Las Fallas de Valencia are festivals that go from March 15 (plantá) to March 19 (cremá) with a tradition rooted in the Spanish city of Valencia and different towns in the Valencian Community. Officially they begin on the last Sunday in February with the act of the maid.
Currently, this festival has become a very important tourist attraction, since in addition to being classified as a festival of International Tourist Interest, in November 2016 Unesco inscribed them on its Representative List of the Intangible Cultural Heritage of Humanity.
They are also called Josephine festivals or festes de Sant Josep (in Valencian), since they are celebrated in honor of San José, patron saint of carpenters, who was a very widespread guild in the city when they began to be celebrated in the late 19th century, which it has kept until today, given the importance of the furniture industry in the region.

In medieval Valencian, the word falla (from the Latin fac [u] la, diminutive of fax, ‘torch’) was used to name the torches that were placed on top of the watchtowers.

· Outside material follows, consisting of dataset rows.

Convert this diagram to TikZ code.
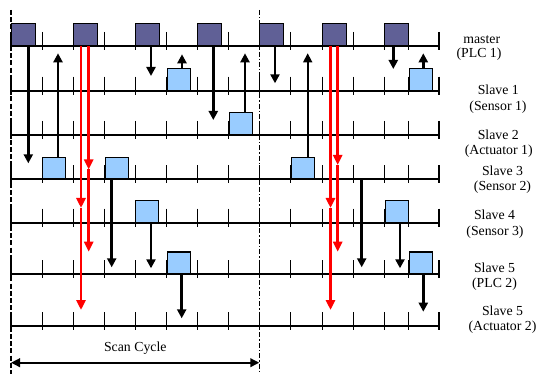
\documentclass[tikz,border=0pt]{standalone}
\usepackage{fontspec}
\setmainfont{Liberation Serif}
\usetikzlibrary{arrows.meta}
\definecolor{mfill}{RGB}{96,96,150}
\definecolor{sfill}{RGB}{153,204,255}
\tikzset{
  rowline/.style={line width=2.3pt},
  tickline/.style={line width=1.2pt},
  mbox/.style={draw=black, fill=mfill, line width=1.1pt, minimum width=23.5pt, minimum height=22pt, inner sep=0pt, anchor=south west},
  sbox/.style={draw=black, fill=sfill, line width=1.1pt, minimum width=23pt, minimum height=21.5pt, inner sep=0pt, anchor=south west},
  arr/.style={line width=2.7pt, -{Triangle[length=9pt,width=9pt]}},
  thinarr/.style={line width=1.6pt, -{Triangle[length=9pt,width=9pt]}},
  redarr/.style={red, line width=2.6pt, -{Triangle[length=10pt,width=9pt]}},
  lbl/.style={font=\fontsize{13.8}{15}\selectfont, anchor=base, inner sep=0pt},
}
\begin{document}
\begin{tikzpicture}[x=1pt,y=-1pt]
\useasboundingbox (0,0) rectangle (538,374);
% row lines and ticks
\foreach \yy in {46,90.7,135,179.3,222.7,274,326}{
  \draw[rowline] (11,\yy) -- (439,\yy);
  \foreach \xx in {11,42.3,73.3,104.3,135.3,166.3,197.3,228.3,259.3,290.7,322.3,353.3,384.3,408.8,439}{
    \draw[tickline] (\xx,\yy-14) -- (\xx,\yy+4);
  }
}
% master boxes
\node[mbox] (M1) at (11,46) {};
\node[mbox] (M2) at (73.3,46) {};
\node[mbox] (M3) at (135.3,46) {};
\node[mbox] (M4) at (197.3,46) {};
\node[mbox] (M5) at (259.3,46) {};
\node[mbox] (M6) at (322.3,46) {};
\node[mbox] (M7) at (384.3,46) {};
% slave boxes
\node[sbox] (S1a) at (166.7,90.7) {};
\node[sbox] (S1b) at (408.8,90.7) {};
\node[sbox] (S2a) at (229.3,135) {};
\node[sbox] (S3a) at (42.3,179.3) {};
\node[sbox] (S3b) at (104.5,179.3) {};
\node[sbox] (S3c) at (290.9,179.3) {};
\node[sbox] (S4a) at (135.3,222.7) {};
\node[sbox] (S4b) at (384.5,222.7) {};
\node[sbox] (S5a) at (166.7,274) {};
\node[sbox] (S5b) at (408.8,274) {};
% arrow tip coordinates
\coordinate (tA1) at (28.3,163.3);
\coordinate (tA2) at (58,53.3);
\coordinate (tA3) at (111.7,267.3);
\coordinate (tA4) at (151,76);
\coordinate (tA5) at (182,54.3);
\coordinate (tA6) at (213.3,120);
\coordinate (tA7) at (245,53.3);
\coordinate (tA8) at (151,268.3);
\coordinate (tA9) at (181.7,318.3);
\coordinate (tB1) at (275,83.3);
\coordinate (tB2) at (307.7,53.3);
\coordinate (sB3) at (361.7,179.3);
\coordinate (tB3) at (361.7,267.3);
\coordinate (tB4) at (393.3,69);
\coordinate (tB5) at (423.3,53.3);
\coordinate (tB6) at (400,268.3);
\coordinate (tB7) at (423.3,311.7);
% black arrows
\draw[arr] (M1.south -| tA1) -- (tA1);
\draw[arr] (S3a.north -| tA2) -- (tA2);
\draw[arr] (S3b.south -| tA3) -- (tA3);
\draw[arr] (M3.south -| tA4) -- (tA4);
\draw[arr] (S1a.north -| tA5) -- (tA5);
\draw[arr] (M4.south -| tA6) -- (tA6);
\draw[arr] (S2a.north -| tA7) -- (tA7);
\draw[arr] (S4a.south -| tA8) -- (tA8);
\draw[arr] (S5a.south -| tA9) -- (tA9);
\draw[arr] (M5.south -| tB1) -- (tB1);
\draw[thinarr] (S3c.north -| tB2) -- (tB2);
\draw[arr] (sB3) -- (tB3);
\draw[arr] (M7.south -| tB4) -- (tB4);
\draw[arr] (S1b.north -| tB5) -- (tB5);
\draw[arr] (S4b.south -| tB6) -- (tB6);
\draw[arr] (S5b.south -| tB7) -- (tB7);
% red arrows
\coordinate (r1a) at (81,208);
\coordinate (r1b) at (81,310);
\coordinate (r2a) at (88.7,169.5);
\coordinate (r2b) at (88.7,251.7);
\coordinate (r3a) at (330.5,208);
\coordinate (r3b) at (330.5,310);
\coordinate (r4a) at (337.7,165);
\coordinate (r4b) at (337.7,251.7);
\draw[redarr] (M2.south -| r1a) -- (r1a);
\draw[redarr] (r1a) -- (r1b);
\draw[redarr] (M2.south -| r2a) -- (r2a);
\draw[redarr] (r2a) -- (r2b);
\draw[redarr] (M6.south -| r3a) -- (r3a);
\draw[redarr] (r3a) -- (r3b);
\draw[redarr] (M6.south -| r4a) -- (r4a);
\draw[redarr] (r4a) -- (r4b);
% cycle boundaries
\coordinate (d1t) at (11,10);
\coordinate (d1b) at (11,374);
\coordinate (d2t) at (259.3,10);
\coordinate (d2b) at (259.3,374);
\draw[line width=2.6pt, dash pattern=on 5pt off 2.2pt] (d1t) -- (d1b);
\draw[line width=1.4pt, dash pattern=on 5pt off 2pt on 1.4pt off 2pt] (d2t) -- (d2b);
% scan cycle
\coordinate (sc1) at (11,362.7);
\coordinate (sc2) at (259.3,362.7);
\draw[line width=2.2pt, {Triangle[length=9pt,width=8.5pt]}-{Triangle[length=9pt,width=8.5pt]}] (sc1) -- (sc2);
\node[lbl] (scan) at (135.3,351.2) {Scan Cycle};
% labels
\node[lbl] (l0a) at (481.7,43.3) {master};
\node[lbl] (l0b) at (479,57.3) {(PLC 1)};
\node[lbl] (l1a) at (498.3,95) {Slave 1};
\node[lbl] (l1b) at (498,110.3) {(Sensor 1)};
\node[lbl] (l2a) at (498.3,139.3) {Slave 2};
\node[lbl] (l2b) at (498.7,154.5) {(Actuator 1)};
\node[lbl] (l3a) at (502.5,175.7) {Slave 3};
\node[lbl] (l3b) at (502.5,190.5) {(Sensor 2)};
\node[lbl] (l4a) at (494.5,219) {Slave 4};
\node[lbl] (l4b) at (495,235.5) {(Sensor 3)};
\node[lbl] (l5a) at (494.5,272.3) {Slave 5};
\node[lbl] (l5b) at (494.5,287) {(PLC 2)};
\node[lbl] (l6a) at (502.5,315.7) {Slave 5};
\node[lbl] (l6b) at (502.5,330.5) {(Actuator 2)};
\end{tikzpicture}
\end{document}
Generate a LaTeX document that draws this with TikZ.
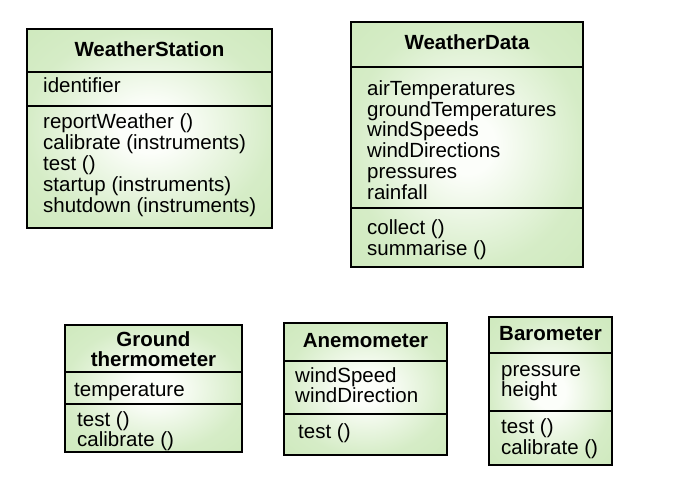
\documentclass[tikz,border=0pt]{standalone}
\usepackage{fontspec}
\setmainfont{Liberation Sans}
\definecolor{boxcore}{RGB}{252,254,250}
\definecolor{boxedge}{RGB}{204,232,186}
\pgfdeclareradialshading{classglow}{\pgfpoint{0bp}{0bp}}{%
  color(0bp)=(boxcore); color(6bp)=(boxcore); color(25bp)=(boxedge!80!boxcore); color(40bp)=(boxedge); color(50bp)=(boxedge)}
% text size with a fixed line pitch
\newcommand\uml[1]{\fontsize{20.5}{#1}\selectfont\lineskiplimit=-20pt\relax}
\tikzset{
  classbox/.style={draw=black, line width=2.6pt, shading=classglow},
  compline/.style={line width=2pt},
  classname/.style={font=\bfseries\uml{20}, inner sep=0pt, anchor=base},
  member/.style={font=\uml{20}, inner sep=0pt, anchor=base west},
  members/.style={font=\uml{#1}, inner sep=0pt, anchor=north west, align=left},
}
\begin{document}
\begin{tikzpicture}[x=1pt, y=-1pt]
\useasboundingbox (0,0) rectangle (688,494);

% WeatherStation
\path[classbox] (27,29) rectangle (272,228);
\draw[compline] (27,72) -- (272,72);
\draw[compline] (27,106) -- (272,106);
\node[classname] (wsName) at (149.5,57) {WeatherStation};
\node[member] (wsAttr) at (43,93) {identifier};
\node[members=21] (wsOps) at (43,128-14.7) {\strut reportWeather ()\\\strut calibrate (instruments)\\\strut test ()\\\strut startup (instruments)\\\strut shutdown (instruments)};

% WeatherData
\path[classbox] (351,22) rectangle (583,267);
\draw[compline] (351,67) -- (583,67);
\draw[compline] (351,208) -- (583,208);
\node[classname] (wdName) at (467,50) {WeatherData};
\node[members=20.8] (wdAttr) at (367,95-14.7) {\strut airTemperatures\\\strut groundTemperatures\\\strut windSpeeds\\\strut windDirections\\\strut pressures\\\strut rainfall};
\node[members=21] (wdOps) at (367,234-14.7) {\strut collect ()\\\strut summarise ()};

% Ground thermometer
\path[classbox] (65,325) rectangle (242,452);
\draw[compline] (65,372) -- (242,372);
\draw[compline] (65,404) -- (242,404);
\node[font=\bfseries\uml{20}, inner sep=0pt, anchor=north, align=center] (gtName) at (153.5,346-14.7) {\strut Ground\\\strut thermometer};
\node[member] (gtAttr) at (74,396) {temperature};
\node[members=20] (gtOps) at (77,426-14.7) {\strut test ()\\\strut calibrate ()};

% Anemometer
\path[classbox] (284,323) rectangle (447,455);
\draw[compline] (284,361) -- (447,361);
\draw[compline] (284,414) -- (447,414);
\node[classname] (anName) at (365.5,347) {Anemometer};
\node[members=20.5] (anAttr) at (295,382-14.7) {\strut windSpeed\\\strut windDirection};
\node[member] (anOps) at (298,438.5) {test ()};

% Barometer
\path[classbox] (489,317) rectangle (612,465);
\draw[compline] (489,353) -- (612,353);
\draw[compline] (489,411) -- (612,411);
\node[classname] (baName) at (550.5,340) {Barometer};
\node[members=20.5] (baAttr) at (501,376.5-14.7) {\strut pressure\\\strut height};
\node[members=20.5] (baOps) at (501,433.5-14.7) {\strut test ()\\\strut calibrate ()};
\end{tikzpicture}
\end{document}
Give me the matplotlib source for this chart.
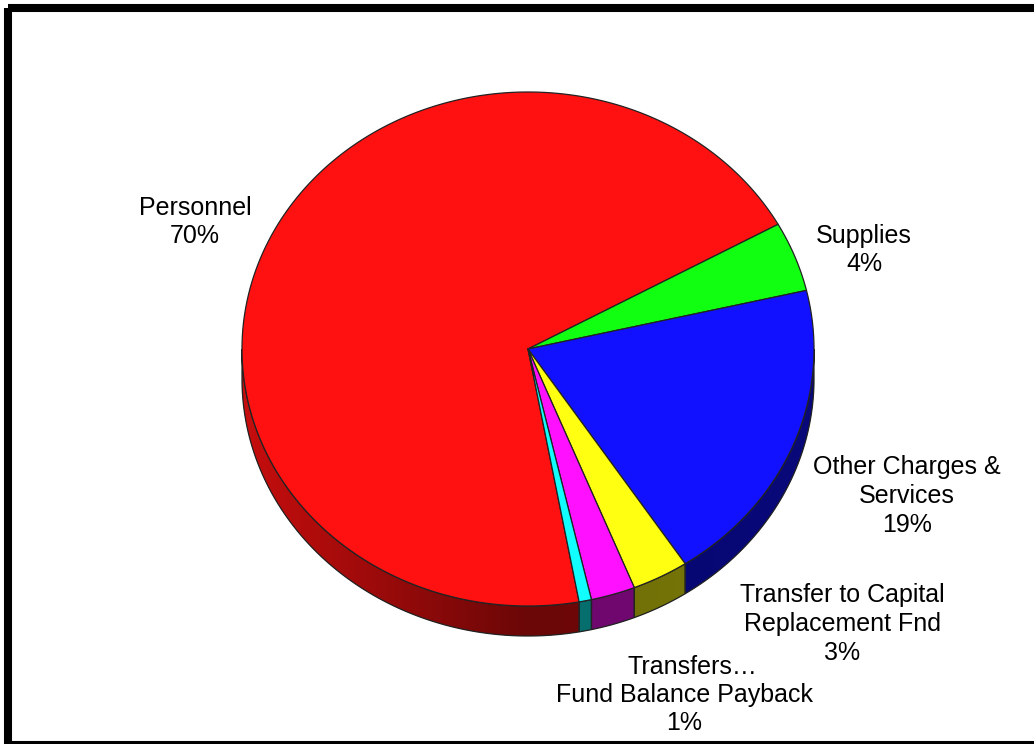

In the Llibre dels Fets, it is mentioned that the troops of King Jaime carried fallas (torches) to illuminate themselves, both for the road and at the entrance of the tents.
Torches were also used to light a party.
Reference is also made to this term to refer to the bonfires and lights that were lit on the eve of extraordinary and patron saint festivals.
On the eve of Saint Joseph’s Day bonfires were lit to announce their festivity, this ritual practice receiving the name «cremà».

The popular version of the origin of the fallas according to the Marquis of Cruïlles, were started by the carpenters’ union who burned on the eve of the day of their patron Saint Joseph, in a purifying bonfire, the shavings and leftover old junk, cleaning the workshops before entering spring. In addition, they burned their ‘»parots»‘ (structures from which the lamps hung that gave them light) since with the end of winter and the arrival of spring, and as the days became longer, they were no longer necessary.
According to this theory, popular inventiveness gave these parots human form.
This romantic legend of the origin of the festival contrasts with the documentation preserved in the Carpenters Guild, which does not cite the construction of fallas on its eve, but rather the religious festival of March 19 itself.

This unusual year, it is planned that the Fallas de Valencia 2021 will be held from September 1 to 5.
An opportunity again to enjoy these holidays after the cancellation of last year 2020, due to the COVID19 pandemic.